AIM OF THE TASK -
Write out the entries below once more, exactly, with the pictures left out.

[Code that draws figures]
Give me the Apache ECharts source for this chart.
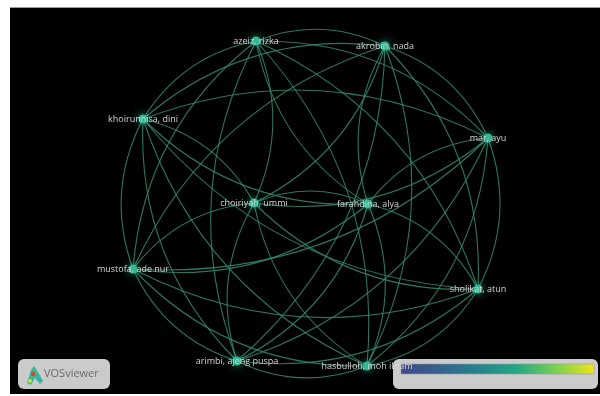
<!DOCTYPE html>
<html>
<head>
<meta charset="utf-8">
<script src="https://cdn.jsdelivr.net/npm/echarts@6/dist/echarts.min.js"></script>
<style>
html,body{margin:0;padding:0;background:#ffffff;}
#c{width:600px;height:396px;}
</style>
</head>
<body>
<div id="c"></div>
<script>
// Author names (nodes)
var authors = ["azeiz, rizka","akrobin, nada","mar, ayu","sholikat, atun","hasbulloh, moh ilham","arimbi, ajeng puspa","mustofa, ade nur","khoirunnisa, dini","choiriyah, ummi","farahdina, alya"];
// Map coordinates of nodes (VOSviewer map units)
var mapX = [246, 375, 478, 468, 357, 227, 123, 133, 244, 358];
var mapY = [353, 348, 256, 105, 28, 33, 125, 275, 191, 190];
// Co-authorship links: [source, target]
var links = [
  [0,1],[1,2],[2,3],[3,4],[4,5],[5,6],[6,7],[7,0],
  [0,2],[1,3],[2,4],[3,5],[4,6],[5,7],[6,0],[7,1],
  [0,3],[1,4],[2,5],[3,6],[4,7],[5,0],[6,1],[7,2],
  [0,4],[1,5],[2,6],[3,7],
  [0,8],[1,8],[2,8],[3,8],[4,8],[5,8],[6,8],[7,8],
  [9,0],[9,1],[9,2],[9,3],[9,4],[9,5],[9,6],[9,7],
  [8,9]
];

var chart = echarts.init(document.getElementById('c'), null, {renderer:'canvas'});
var nodes = authors.map(function(n,i){ return {name:n, value:[mapX[i], mapY[i]]}; });
var edges = links.map(function(p){ return {source:p[0], target:p[1]}; });

chart.setOption({
  animation:false,
  backgroundColor:'#ffffff',
  graphic:[
    {type:'rect', z:-10, shape:{x:10,y:7,width:590,height:1}, style:{fill:'#9a9a9a'}},
    {type:'rect', z:-10, shape:{x:10,y:8,width:590,height:386}, style:{fill:'#000000'}},
    {type:'group', z:100, children:[
      {type:'rect', shape:{x:18,y:359,width:92,height:30,r:6}, style:{fill:'#cbcbcb'}},
      {type:'polygon', shape:{points:[[27,383],[31,370],[34,366],[38,372],[43,381],[40,384],[35,378],[31,385]]}, style:{fill:'#39b6a0'}},
      {type:'circle', shape:{cx:33,cy:374,r:2.2}, style:{fill:'#d84a1a'}},
      {type:'circle', shape:{cx:30,cy:381,r:2}, style:{fill:'#cfe03a'}},
      {type:'text', style:{x:44,y:374,text:'VOSviewer',fill:'#6a6a6a',font:'11px "Open Sans", sans-serif',verticalAlign:'middle'}},
      {type:'rect', shape:{x:393,y:359,width:205,height:30,r:6}, style:{fill:'#cbcbcb'}},
      {type:'rect', shape:{x:401,y:364,width:193,height:10}, style:{
        stroke:'#9a9a9a', lineWidth:0.6,
        fill:{type:'linear',x:0,y:0,x2:1,y2:0,colorStops:[
          {offset:0,color:'#3f4a8a'},
          {offset:0.2,color:'#34618d'},
          {offset:0.4,color:'#26838e'},
          {offset:0.6,color:'#22a884'},
          {offset:0.8,color:'#7ad151'},
          {offset:1,color:'#f2e41b'}]}}}
    ]}
  ],
  grid:{left:10,right:0,top:8,bottom:2,show:false},
  xAxis:{type:'value',min:0,max:590,show:false},
  yAxis:{type:'value',min:0,max:386,show:false},
  series:[{
    type:'graph',
    coordinateSystem:'cartesian2d',
    layout:'none',
    symbol:'circle',
    symbolSize:9,
    z:10,
    data:nodes,
    links:edges,
    itemStyle:{color:'#2fb893', shadowBlur:8, shadowColor:'rgba(70,220,170,0.7)'},
    lineStyle:{color:'#348a6f', width:1.1, opacity:0.85, curveness:0.22},
    label:{show:true, position:'inside', color:'#d4d4d4', fontSize:9, fontFamily:'"Open Sans", sans-serif'},
    emphasis:{disabled:true}
  }]
});
</script>
</body>
</html>
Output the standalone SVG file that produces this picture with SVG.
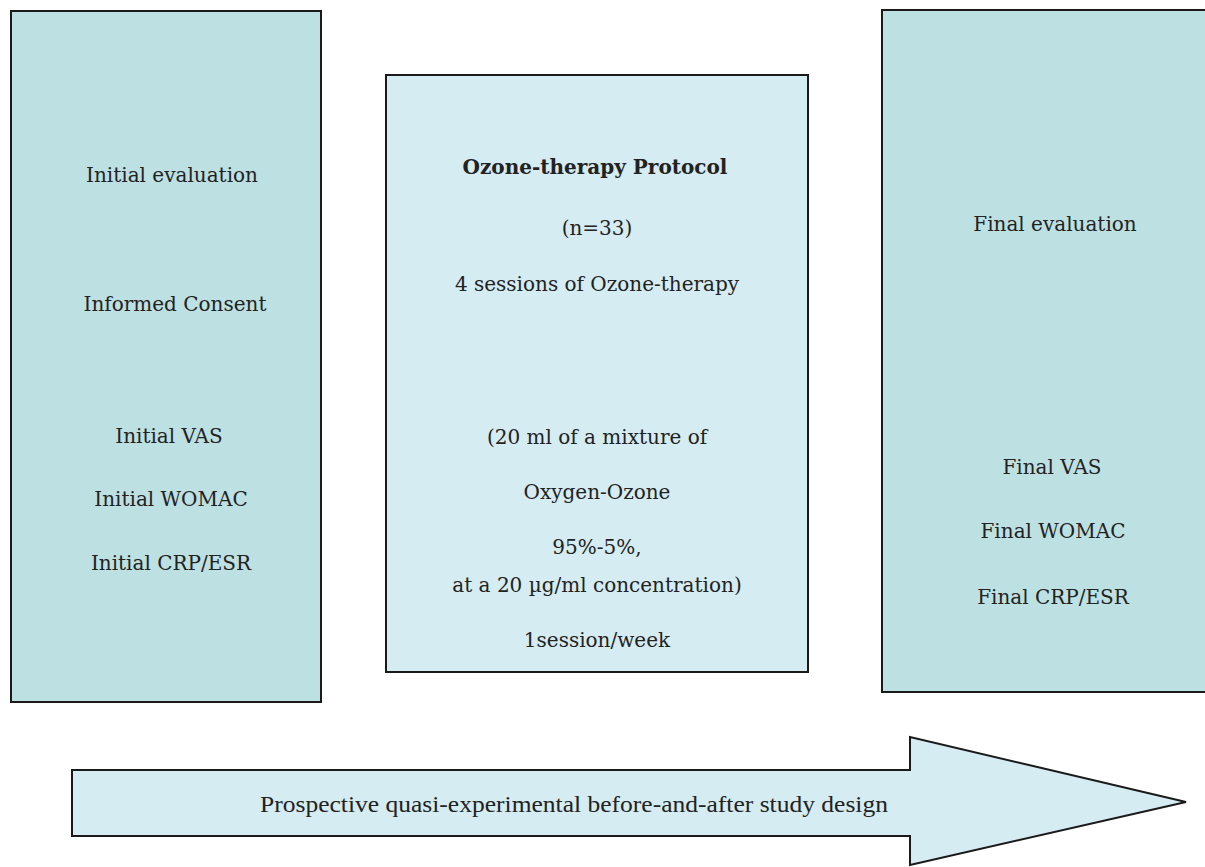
<svg xmlns="http://www.w3.org/2000/svg" width="1205" height="867" viewBox="0 0 1205 867">
<style>
.box{stroke:#1a1a1a;stroke-width:2}
.dark{fill:#bde0e3}
.light{fill:#d5ecf3}
text{font-family:"DejaVu Serif","Liberation Serif",serif;font-size:20px;fill:#222;text-anchor:middle}
.b{font-weight:bold}
.arr{font-family:"Liberation Serif",serif;font-size:23px}
</style>
<rect width="1205" height="867" fill="#ffffff"/>
<g id="initial">
<rect class="box dark" x="11" y="11" width="310" height="691"/>
<text x="172" y="182">Initial evaluation</text>
<text x="175" y="311">Informed Consent</text>
<text x="169" y="443">Initial VAS</text>
<text x="171" y="506">Initial WOMAC</text>
<text x="171" y="570">Initial CRP/ESR</text>
</g>
<g id="protocol">
<rect class="box light" x="386" y="75" width="422" height="597"/>
<text class="b" x="595" y="174">Ozone-therapy Protocol</text>
<text x="597" y="235">(n=33)</text>
<text x="597" y="291">4 sessions of Ozone-therapy</text>
<text x="597" y="444">(20 ml of a mixture of</text>
<text x="597" y="499">Oxygen-Ozone</text>
<text x="597" y="554">95%-5%,</text>
<text x="597" y="592">at a 20 µg/ml concentration)</text>
<text x="597" y="647">1session/week</text>
</g>
<g id="final">
<rect class="box dark" x="882" y="10" width="330" height="682"/>
<text x="1055" y="231">Final evaluation</text>
<text x="1052" y="474">Final VAS</text>
<text x="1053" y="538">Final WOMAC</text>
<text x="1053" y="604">Final CRP/ESR</text>
</g>
<g id="connectors">
<g id="design-arrow">
<polygon class="box light" points="72,770 910,770 910,737 1186,802 910,865 910,836 72,836"/>
<text class="arr" x="574" y="812" textLength="628" lengthAdjust="spacingAndGlyphs">Prospective quasi-experimental before-and-after study design</text>
</g>
</g>
</svg>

RESULT OF THIS EXERCISE -
Give me the Apache ECharts source for this chart.
<!DOCTYPE html>
<html>
<head>
<meta charset="utf-8">
<script src="https://cdn.jsdelivr.net/npm/echarts@6/dist/echarts.min.js"></script>
<style>
html,body{margin:0;padding:0;background:#ffffff;}
#c{width:600px;height:396px;}
</style>
</head>
<body>
<div id="c"></div>
<script>
// Author names (nodes)
var authors = ["azeiz, rizka","akrobin, nada","mar, ayu","sholikat, atun","hasbulloh, moh ilham","arimbi, ajeng puspa","mustofa, ade nur","khoirunnisa, dini","choiriyah, ummi","farahdina, alya"];
// Map coordinates of nodes (VOSviewer map units)
var mapX = [246, 375, 478, 468, 357, 227, 123, 133, 244, 358];
var mapY = [353, 348, 256, 105, 28, 33, 125, 275, 191, 190];
// Co-authorship links: [source, target]
var links = [
  [0,1],[1,2],[2,3],[3,4],[4,5],[5,6],[6,7],[7,0],
  [0,2],[1,3],[2,4],[3,5],[4,6],[5,7],[6,0],[7,1],
  [0,3],[1,4],[2,5],[3,6],[4,7],[5,0],[6,1],[7,2],
  [0,4],[1,5],[2,6],[3,7],
  [0,8],[1,8],[2,8],[3,8],[4,8],[5,8],[6,8],[7,8],
  [9,0],[9,1],[9,2],[9,3],[9,4],[9,5],[9,6],[9,7],
  [8,9]
];

var chart = echarts.init(document.getElementById('c'), null, {renderer:'canvas'});
var nodes = authors.map(function(n,i){ return {name:n, value:[mapX[i], mapY[i]]}; });
var edges = links.map(function(p){ return {source:p[0], target:p[1]}; });

chart.setOption({
  animation:false,
  backgroundColor:'#ffffff',
  graphic:[
    {type:'rect', z:-10, shape:{x:10,y:7,width:590,height:1}, style:{fill:'#9a9a9a'}},
    {type:'rect', z:-10, shape:{x:10,y:8,width:590,height:386}, style:{fill:'#000000'}},
    {type:'group', z:100, children:[
      {type:'rect', shape:{x:18,y:359,width:92,height:30,r:6}, style:{fill:'#cbcbcb'}},
      {type:'polygon', shape:{points:[[27,383],[31,370],[34,366],[38,372],[43,381],[40,384],[35,378],[31,385]]}, style:{fill:'#39b6a0'}},
      {type:'circle', shape:{cx:33,cy:374,r:2.2}, style:{fill:'#d84a1a'}},
      {type:'circle', shape:{cx:30,cy:381,r:2}, style:{fill:'#cfe03a'}},
      {type:'text', style:{x:44,y:374,text:'VOSviewer',fill:'#6a6a6a',font:'11px "Open Sans", sans-serif',verticalAlign:'middle'}},
      {type:'rect', shape:{x:393,y:359,width:205,height:30,r:6}, style:{fill:'#cbcbcb'}},
      {type:'rect', shape:{x:401,y:364,width:193,height:10}, style:{
        stroke:'#9a9a9a', lineWidth:0.6,
        fill:{type:'linear',x:0,y:0,x2:1,y2:0,colorStops:[
          {offset:0,color:'#3f4a8a'},
          {offset:0.2,color:'#34618d'},
          {offset:0.4,color:'#26838e'},
          {offset:0.6,color:'#22a884'},
          {offset:0.8,color:'#7ad151'},
          {offset:1,color:'#f2e41b'}]}}}
    ]}
  ],
  grid:{left:10,right:0,top:8,bottom:2,show:false},
  xAxis:{type:'value',min:0,max:590,show:false},
  yAxis:{type:'value',min:0,max:386,show:false},
  series:[{
    type:'graph',
    coordinateSystem:'cartesian2d',
    layout:'none',
    symbol:'circle',
    symbolSize:9,
    z:10,
    data:nodes,
    links:edges,
    itemStyle:{color:'#2fb893', shadowBlur:8, shadowColor:'rgba(70,220,170,0.7)'},
    lineStyle:{color:'#348a6f', width:1.1, opacity:0.85, curveness:0.22},
    label:{show:true, position:'inside', color:'#d4d4d4', fontSize:9, fontFamily:'"Open Sans", sans-serif'},
    emphasis:{disabled:true}
  }]
});
</script>
</body>
</html>
Output the standalone SVG file that produces this picture with SVG.
<svg xmlns="http://www.w3.org/2000/svg" width="1205" height="867" viewBox="0 0 1205 867">
<style>
.box{stroke:#1a1a1a;stroke-width:2}
.dark{fill:#bde0e3}
.light{fill:#d5ecf3}
text{font-family:"DejaVu Serif","Liberation Serif",serif;font-size:20px;fill:#222;text-anchor:middle}
.b{font-weight:bold}
.arr{font-family:"Liberation Serif",serif;font-size:23px}
</style>
<rect width="1205" height="867" fill="#ffffff"/>
<g id="initial">
<rect class="box dark" x="11" y="11" width="310" height="691"/>
<text x="172" y="182">Initial evaluation</text>
<text x="175" y="311">Informed Consent</text>
<text x="169" y="443">Initial VAS</text>
<text x="171" y="506">Initial WOMAC</text>
<text x="171" y="570">Initial CRP/ESR</text>
</g>
<g id="protocol">
<rect class="box light" x="386" y="75" width="422" height="597"/>
<text class="b" x="595" y="174">Ozone-therapy Protocol</text>
<text x="597" y="235">(n=33)</text>
<text x="597" y="291">4 sessions of Ozone-therapy</text>
<text x="597" y="444">(20 ml of a mixture of</text>
<text x="597" y="499">Oxygen-Ozone</text>
<text x="597" y="554">95%-5%,</text>
<text x="597" y="592">at a 20 µg/ml concentration)</text>
<text x="597" y="647">1session/week</text>
</g>
<g id="final">
<rect class="box dark" x="882" y="10" width="330" height="682"/>
<text x="1055" y="231">Final evaluation</text>
<text x="1052" y="474">Final VAS</text>
<text x="1053" y="538">Final WOMAC</text>
<text x="1053" y="604">Final CRP/ESR</text>
</g>
<g id="connectors">
<g id="design-arrow">
<polygon class="box light" points="72,770 910,770 910,737 1186,802 910,865 910,836 72,836"/>
<text class="arr" x="574" y="812" textLength="628" lengthAdjust="spacingAndGlyphs">Prospective quasi-experimental before-and-after study design</text>
</g>
</g>
</svg>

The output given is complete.